Anyway, on the day it happened, mom had taken Frank with her to a mother’s day out group at a church called “The Cornerstone.” I have no idea what kind of creatures would target churches and schools and hospitals, but that’s what the aliens did.
They swooped down and firebombed the country so that there was nothing left in many places, but ashes. You never really think about death when you’re a kid, but the worst thing about it is the finality. The idea that somebody’s there, kissing you goodbye, and then they’re gone an hour later, and you’ll never ever see them again. That is an awfully hard thing to get your hands around, especially when you’re just a teenager. I know I still haven’t gotten over it and that’s all I’m gonna say about mom and Frank.
I do regret one thing related to the bombing of the church, however, and it’s the issue of taking revenge. I regret not joining up immediately with the resistance and taking down a scud or two, but I was too messed up after my family vanished to do that. It’s a damned terrible thing to admit that you’re scared, but I was terrified after the aliens came. I could chalk it up to age, but the truth is, I was just scared of dying, and I still am to a certain extent which is funny given all the death and dying I’ve seen. Most of the time I don’t feel like a coward, but I imagine others would probably label me one, and maybe that’s the reason all of these bad things happened to me, because, in a sense, I deserved them. Off in the distance, I heard sounds that I’d come to know well: high-pitched laughter, cries, hushed conversation, and the sound of flesh being slapped. In short, the notes that make up the rhythm of a prison.

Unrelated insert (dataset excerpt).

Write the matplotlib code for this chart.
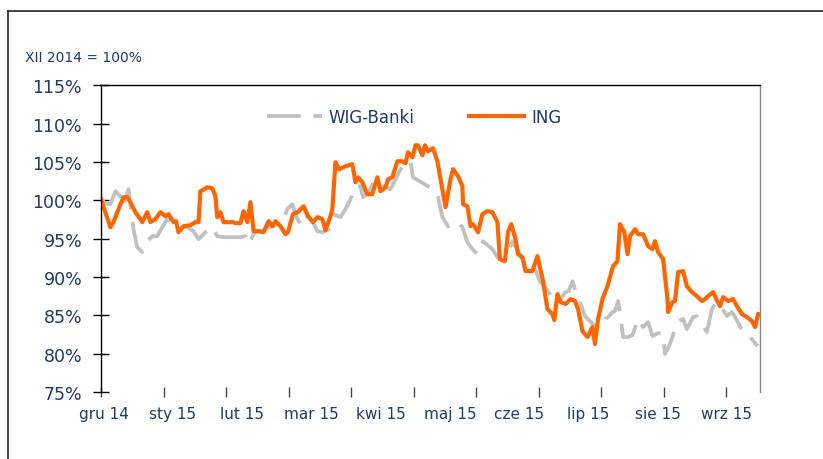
import matplotlib
matplotlib.use('Agg')
import matplotlib.pyplot as plt
from matplotlib.lines import Line2D
import numpy as np

# months since 1 Dec 2014, index XII 2014 = 100%
ing_x = [0.00, 0.08, 0.15, 0.20, 0.28, 0.36, 0.42, 0.47, 0.55, 0.63, 0.66, 0.74, 0.79, 0.87, 0.95,
         1.03, 1.08, 1.16, 1.20, 1.24, 1.32, 1.43, 1.51, 1.56, 1.59, 1.65, 1.70, 1.78, 1.83, 1.86,
         1.91, 1.96, 2.04, 2.10, 2.16, 2.23, 2.28, 2.34, 2.39, 2.44, 2.52, 2.60, 2.68, 2.74, 2.79,
         2.87, 2.95, 2.99, 3.07, 3.15, 3.24, 3.31, 3.39, 3.46, 3.54, 3.59, 3.67, 3.70, 3.75, 3.81,
         3.91, 4.02, 4.07, 4.11, 4.18, 4.26, 4.34, 4.42, 4.47, 4.55, 4.59, 4.66, 4.74, 4.82, 4.87,
         4.91, 4.98, 5.03, 5.07, 5.14, 5.18, 5.23, 5.31, 5.38, 5.46, 5.51, 5.59, 5.63, 5.71, 5.78,
         5.79, 5.86, 5.91, 5.95, 6.03, 6.10, 6.18, 6.26, 6.34, 6.38, 6.46, 6.51, 6.56, 6.63, 6.67,
         6.74, 6.79, 6.90, 6.98, 7.02, 7.07, 7.14, 7.22, 7.25, 7.30, 7.35, 7.43, 7.51, 7.58, 7.63,
         7.70, 7.78, 7.86, 7.90, 7.95, 8.02, 8.10, 8.19, 8.26, 8.30, 8.37, 8.42, 8.46, 8.54, 8.59,
         8.67, 8.75, 8.82, 8.86, 8.91, 8.99, 9.06, 9.07, 9.14, 9.18, 9.23, 9.31, 9.37, 9.45, 9.53,
         9.61, 9.66, 9.71, 9.79, 9.84, 9.90, 9.95, 10.03, 10.11, 10.17, 10.25, 10.33, 10.41, 10.46, 10.51]
ing = [100.13, 98.18, 96.48, 97.14, 98.83, 100.39, 100.39, 99.74, 98.44, 97.53, 97.14, 98.44, 97.14, 97.53, 98.44,
       97.92, 98.18, 97.14, 97.27, 95.83, 96.61, 96.74, 97.14, 97.14, 101.17, 101.43, 101.69, 101.56, 100.52, 97.79,
       98.44, 97.14, 97.14, 97.14, 97.01, 97.01, 98.57, 97.14, 99.74, 95.96, 95.96, 95.83, 97.27, 96.61, 97.27,
       96.61, 95.57, 95.83, 98.18, 98.44, 99.22, 97.92, 97.14, 97.79, 97.53, 96.09, 97.92, 98.83, 104.95, 104.04,
       104.43, 104.69, 102.34, 102.99, 102.34, 100.78, 100.78, 102.99, 101.17, 101.69, 102.73, 102.99, 105.08, 105.08, 104.82,
       106.25, 105.60, 107.16, 107.16, 105.86, 107.16, 106.38, 106.77, 105.08, 101.43, 99.09, 102.73, 104.04, 103.13, 101.82,
       99.48, 99.22, 96.61, 96.88, 95.83, 98.18, 98.57, 98.44, 97.14, 92.32, 92.06, 95.83, 96.88, 94.92, 92.97,
       92.58, 90.76, 90.76, 92.71, 91.28, 89.45, 85.81, 85.16, 84.38, 87.76, 86.72, 86.46, 87.11, 86.85, 85.81,
       82.94, 82.16, 83.46, 81.25, 84.51, 87.11, 88.80, 91.41, 92.06, 96.88, 95.83, 92.97, 95.31, 96.22, 95.57,
       95.57, 94.01, 93.62, 94.66, 93.23, 92.32, 87.11, 85.42, 86.72, 86.85, 90.63, 90.76, 88.80, 88.02, 87.50,
       86.85, 87.11, 87.50, 88.02, 87.11, 86.20, 87.37, 86.85, 87.11, 86.20, 85.16, 84.77, 84.24, 83.46, 85.16]

wig_x = [0.00, 0.07, 0.15, 0.23, 0.31, 0.36, 0.44, 0.52, 0.58, 0.66, 0.74, 0.82, 0.90, 0.98, 1.06,
         1.16, 1.27, 1.38, 1.48, 1.56, 1.67, 1.78, 1.86, 1.96, 2.12, 2.23, 2.31, 2.36, 2.47, 2.58,
         2.68, 2.76, 2.82, 2.90, 2.98, 3.06, 3.14, 3.22, 3.30, 3.38, 3.46, 3.54, 3.64, 3.72, 3.83,
         3.91, 3.99, 4.07, 4.15, 4.19, 4.28, 4.35, 4.44, 4.51, 4.63, 4.71, 4.79, 4.87, 4.95, 4.99,
         5.07, 5.15, 5.23, 5.31, 5.39, 5.46, 5.55, 5.66, 5.71, 5.78, 5.86, 5.94, 6.02, 6.11, 6.18,
         6.26, 6.34, 6.42, 6.50, 6.58, 6.63, 6.70, 6.79, 6.90, 6.94, 7.02, 7.10, 7.18, 7.27, 7.35,
         7.43, 7.48, 7.54, 7.58, 7.66, 7.74, 7.82, 7.87, 7.95, 8.02, 8.06, 8.11, 8.18, 8.22, 8.27,
         8.30, 8.35, 8.43, 8.50, 8.59, 8.67, 8.75, 8.82, 8.91, 8.99, 9.02, 9.10, 9.18, 9.23, 9.31,
         9.37, 9.47, 9.53, 9.61, 9.69, 9.77, 9.84, 9.90, 10.01, 10.09, 10.16, 10.24, 10.30, 10.38, 10.50]
wig = [100.13, 99.61, 99.48, 101.17, 100.52, 99.22, 101.43, 96.22, 93.88, 93.23, 94.66, 95.31, 95.31, 96.48, 97.53,
       97.14, 96.61, 96.48, 95.96, 94.92, 95.83, 96.48, 95.31, 95.18, 95.18, 95.18, 95.31, 94.27, 95.96, 95.96,
       96.48, 96.61, 96.88, 97.14, 98.83, 99.48, 97.53, 96.61, 97.92, 97.27, 95.96, 95.83, 96.22, 98.18, 97.79,
       98.83, 100.13, 101.82, 101.82, 100.39, 101.04, 102.08, 101.04, 101.82, 101.43, 102.73, 104.04, 105.08, 104.95, 102.99,
       102.60, 102.21, 101.82, 101.56, 100.39, 97.79, 96.61, 96.88, 97.14, 96.48, 94.53, 93.62, 92.97, 94.66, 94.14,
       93.62, 92.58, 92.06, 92.97, 94.66, 93.88, 92.97, 91.41, 91.93, 91.02, 89.45, 88.67, 87.76, 86.72, 87.11,
       88.02, 88.15, 89.45, 88.41, 86.72, 84.90, 84.24, 83.85, 83.20, 83.59, 84.51, 84.77, 85.42, 85.55, 86.85,
       85.42, 82.16, 82.16, 82.42, 84.51, 83.46, 84.11, 82.29, 82.68, 82.55, 79.95, 81.25, 83.20, 84.24, 84.51,
       83.20, 84.77, 84.90, 83.85, 82.81, 85.81, 86.72, 86.33, 84.90, 85.42, 84.51, 83.20, 82.55, 82.16, 80.99]

month_labels = ['gru 14', 'sty 15', 'lut 15', 'mar 15', 'kwi 15', 'maj 15', 'cze 15', 'lip 15', 'sie 15', 'wrz 15']
y_ticks = [75, 80, 85, 90, 95, 100, 105, 110, 115]

navy = '#1F3A63'
plt.rcParams['font.family'] = ['DejaVu Sans']

fig = plt.figure(figsize=(8.23, 4.6), dpi=100)
ax = fig.add_axes([0.1227, 0.1457, 0.8008, 0.667])

ax.plot(wig_x, wig, color='#C0C0C0', lw=2.7, dashes=(9, 3.4), label='WIG-Banki', solid_joinstyle='round')
ax.plot(ing_x, ing, color='#FF6600', lw=3.0, label='ING', solid_joinstyle='round')

ax.set_xlim(0, 10.54)
ax.set_ylim(75, 115)
ax.set_yticks(y_ticks)
ax.set_yticklabels([f'{v}%' for v in y_ticks])
ax.set_xticks(np.arange(0, 11))
ax.set_xticklabels([])
ax.set_xticks(np.linspace(0.04, 10.01, len(month_labels)), minor=True)
ax.set_xticklabels(month_labels, minor=True)

ax.tick_params(axis='y', direction='inout', length=11, width=1, pad=8,
               labelsize=12.5, labelcolor=navy, color='black')
ax.tick_params(axis='x', which='major', direction='inout', length=7, width=1, color='#444444')
ax.tick_params(axis='x', which='minor', length=0, pad=10, labelsize=11, labelcolor=navy)

ax.spines['bottom'].set_visible(False)
ax.spines['left'].set_color('black')
ax.spines['top'].set_color('black')
ax.spines['right'].set_color('#888888')
for s in ax.spines.values():
    s.set_linewidth(1)

ax.legend(loc='center', bbox_to_anchor=(0.475, 0.896), ncol=2, frameon=False,
          fontsize=12, handlelength=3.3, handletextpad=0.4, columnspacing=3.3,
          labelcolor=navy)

fig.text(0.03, 0.874, 'XII 2014 = 100%', fontsize=10, color=navy, va='center', ha='left')

# outer frame
fig.add_artist(Line2D([0.0097, 1.0], [0.974, 0.974], color='#222222', lw=1.2))
fig.add_artist(Line2D([0.0097, 0.0097], [0.0, 0.974], color='#222222', lw=1.2))

fig.savefig('out.png', dpi=100)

My hands covered my ears and I willed myself to think good thoughts as I fought for sleep.
* * *
I woke to the sound of alarms and metal slamming against metal.
Wiping crusties from my eyes, I looked down to see that I’d urinated all over the cot which was not a great way to welcome the new day. There was a steroidal, bullet-faced guard rattling a metal cudgel against the bars of my cell. “Daylight in the swamp, sweetheart!” he bellowed with a smile.